Its first programmes were short open enrolment programmes, and it was not until January 2006 that it launched its first full-time MBA. Its Executive MBA launched in 2007. Though it recently launched a masters in management degree, this is not yet ranked by the FT, which means the Berlin school is still below the top schools in the European ranking.

Top in Poland: Kozminski

Warsaw’s Kozminski University (KU) is a private institution founded in 1993. Despite dropping four places in this year’s European ranking to 45th, KU remains Poland’s leading provider of business education.

It is also top in eastern Europe, where only a handful of business schools are accredited by either AACSB or Equis, the main US and European accreditation bodies. KU is ranked 42nd out of the best 80 global masters in management programmes and 36th in Europe. It was also ranked 61st out of 100 Executive MBA programmes worldwide.

Top in Turkey: Koç

Istanbul’s Koç University was founded in 1993 and is a private institution. The university’s Graduate School of Business has been a member of the Cems alliance, the global masters in management (MiM) programme, since 2009.

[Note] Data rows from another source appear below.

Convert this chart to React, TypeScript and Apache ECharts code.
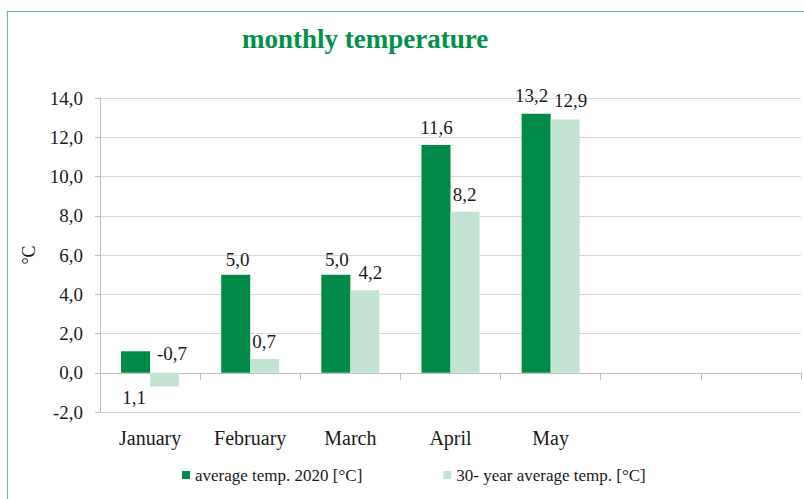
import React, { useEffect, useRef } from "react";
import * as echarts from "echarts";

const categories = ["January", "February", "March", "April", "May", "", ""];
const avg2020 = [1.1, 5.0, 5.0, 11.6, 13.2, null, null];
const avg30y = [-0.7, 0.7, 4.2, 8.2, 12.9, null, null];
const seriesNames = ["average temp. 2020 [°C]", "30- year average temp. [°C]"];
const yMin = -2;
const yMax = 14;
const yStep = 2;
const titleText = "monthly temperature";
const yName = "°C";

// label placement tweaks (styling, not data)
const darkLabelOffsets = [[-1.5, 7.5], [2, 2], [1, 2], [0.5, -0.5], [-4.5, -0.5]];
const darkLabelPos = ["bottom", "top", "top", "top", "top"];
const lightLabelOffsets = [[7.5, -2], [-0.5, 0], [5.5, 0], [-0.5, 0], [5.5, -1.5]];

const DARK = "#008A47";
const LIGHT = "#C3E3D3";
const SERIF = "'Liberation Serif', serif";
const TEXT = "#1a1a1a";

const fmt = (v: number) => v.toFixed(1).replace(".", ",");

export default function App() {
  const ref = useRef<HTMLDivElement>(null);
  useEffect(() => {
    if (!ref.current) return;
    const chart = echarts.init(ref.current, undefined, { renderer: "svg" });
    const labelStyle = { fontFamily: SERIF, fontSize: 19, color: TEXT };
    chart.setOption({
      animation: false,
      backgroundColor: "#ffffff",
      title: {
        text: titleText,
        left: 237,
        top: 20,
        textStyle: { fontFamily: SERIF, fontSize: 27, fontWeight: "bold", color: "#00904A" },
      },
      legend: {
        left: 182,
        top: 466.5,
        padding: 0,
        itemWidth: 8,
        itemHeight: 8,
        itemGap: 81,
        icon: "rect",
        textStyle: { fontFamily: SERIF, fontSize: 17, color: TEXT },
        data: seriesNames,
      },
      grid: { left: 100, right: 3, top: 98, bottom: 87, containLabel: false },
      xAxis: [
        {
          type: "category",
          data: categories,
          axisLine: { show: false, onZero: false },
          axisTick: { show: false },
          axisLabel: { margin: 16, fontFamily: SERIF, fontSize: 20, color: TEXT, interval: 0 },
          splitLine: { show: false },
        },
        {
          type: "category",
          data: categories,
          position: "bottom",
          axisLine: { show: true, onZero: true, lineStyle: { color: "#bfbfbf", width: 1 } },
          axisTick: { show: true, length: 7, lineStyle: { color: "#bfbfbf" } },
          axisLabel: { show: false },
          splitLine: { show: false },
        },
      ],
      yAxis: {
        type: "value",
        min: yMin,
        max: yMax,
        interval: yStep,
        name: yName,
        nameLocation: "middle",
        nameGap: 62,
        nameTextStyle: { fontFamily: SERIF, fontSize: 18, color: TEXT },
        axisLine: { show: true, lineStyle: { color: "#bfbfbf" } },
        axisTick: { show: true, length: 5, lineStyle: { color: "#bfbfbf" } },
        axisLabel: {
          margin: 17,
          fontFamily: SERIF,
          fontSize: 19,
          color: TEXT,
          formatter: (v: number) => fmt(v),
        },
        splitLine: { show: true, lineStyle: { color: "#d9d9d9" } },
      },
      series: [
        {
          name: seriesNames[0],
          type: "bar",
          xAxisIndex: 0,
          barWidth: 29,
          barGap: "0%",
          itemStyle: { color: DARK },
          data: avg2020.map((v, i) =>
            v === null
              ? null
              : {
                  value: v,
                  label: {
                    show: true,
                    position: darkLabelPos[i],
                    distance: 8,
                    offset: darkLabelOffsets[i],
                    formatter: () => fmt(v),
                    ...labelStyle,
                  },
                }
          ),
        },
        {
          name: seriesNames[1],
          type: "bar",
          xAxisIndex: 0,
          barWidth: 29,
          barGap: "0%",
          itemStyle: { color: LIGHT },
          data: avg30y.map((v, i) =>
            v === null
              ? null
              : {
                  value: v,
                  label: {
                    show: true,
                    position: "top",
                    distance: 8,
                    offset: lightLabelOffsets[i],
                    formatter: () => fmt(v),
                    ...labelStyle,
                  },
                }
          ),
        },
      ],
      graphic: [
        {
          type: "rect",
          silent: true,
          shape: { x: 7.5, y: 11.5, width: 810, height: 510 },
          style: { fill: "none", stroke: "#6fb790", lineWidth: 1.2 },
        },
      ],
    });
    return () => chart.dispose();
  }, []);
  return (
    <div
      ref={ref}
      style={{ position: "absolute", left: 0, top: 0, width: 804, height: 499 }}
    />
  );
}
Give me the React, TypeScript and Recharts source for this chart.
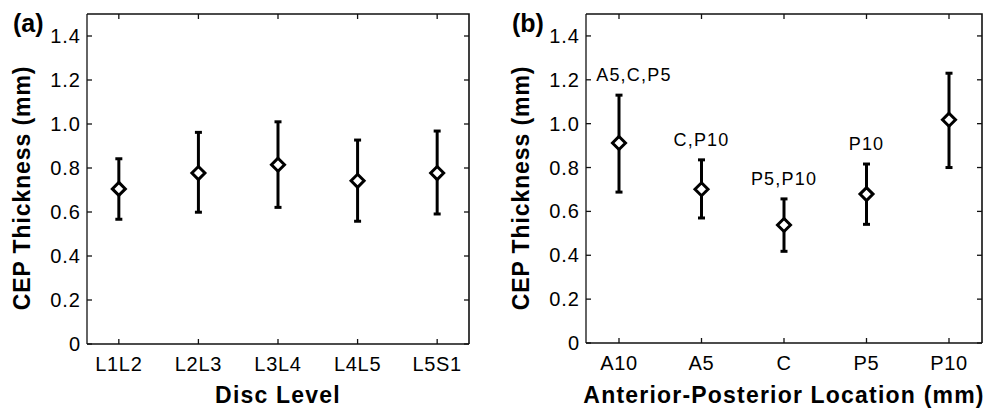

Koç’s MiM programme does not feature in the FT’s MiM ranking but the school makes the European ranking thanks to its EMBA — 59th in the 2015 global Executive MBA ranking, up 19 places. While it moved up six places to 28th among European schools in the EMBA ranking, it rose only one place in the overall ranking to 66th.

Top in Hungary: Corvinus

In 1996, eight years before the EU was enlarged to include many eastern countries, three new members from the region joined the Cems alliance masters in management programme. Corvinus University of Budapest was one.

The Hungarian university features in the FT Masters in Management ranking only, at 79th overall in Europe, the same as last year. Its MiM programme is ranked 58th in Europe, up from 63rd in 2014. The school’s alumni earn on average $41,000 three years after graduation and the programme was in the top 20 for value for money.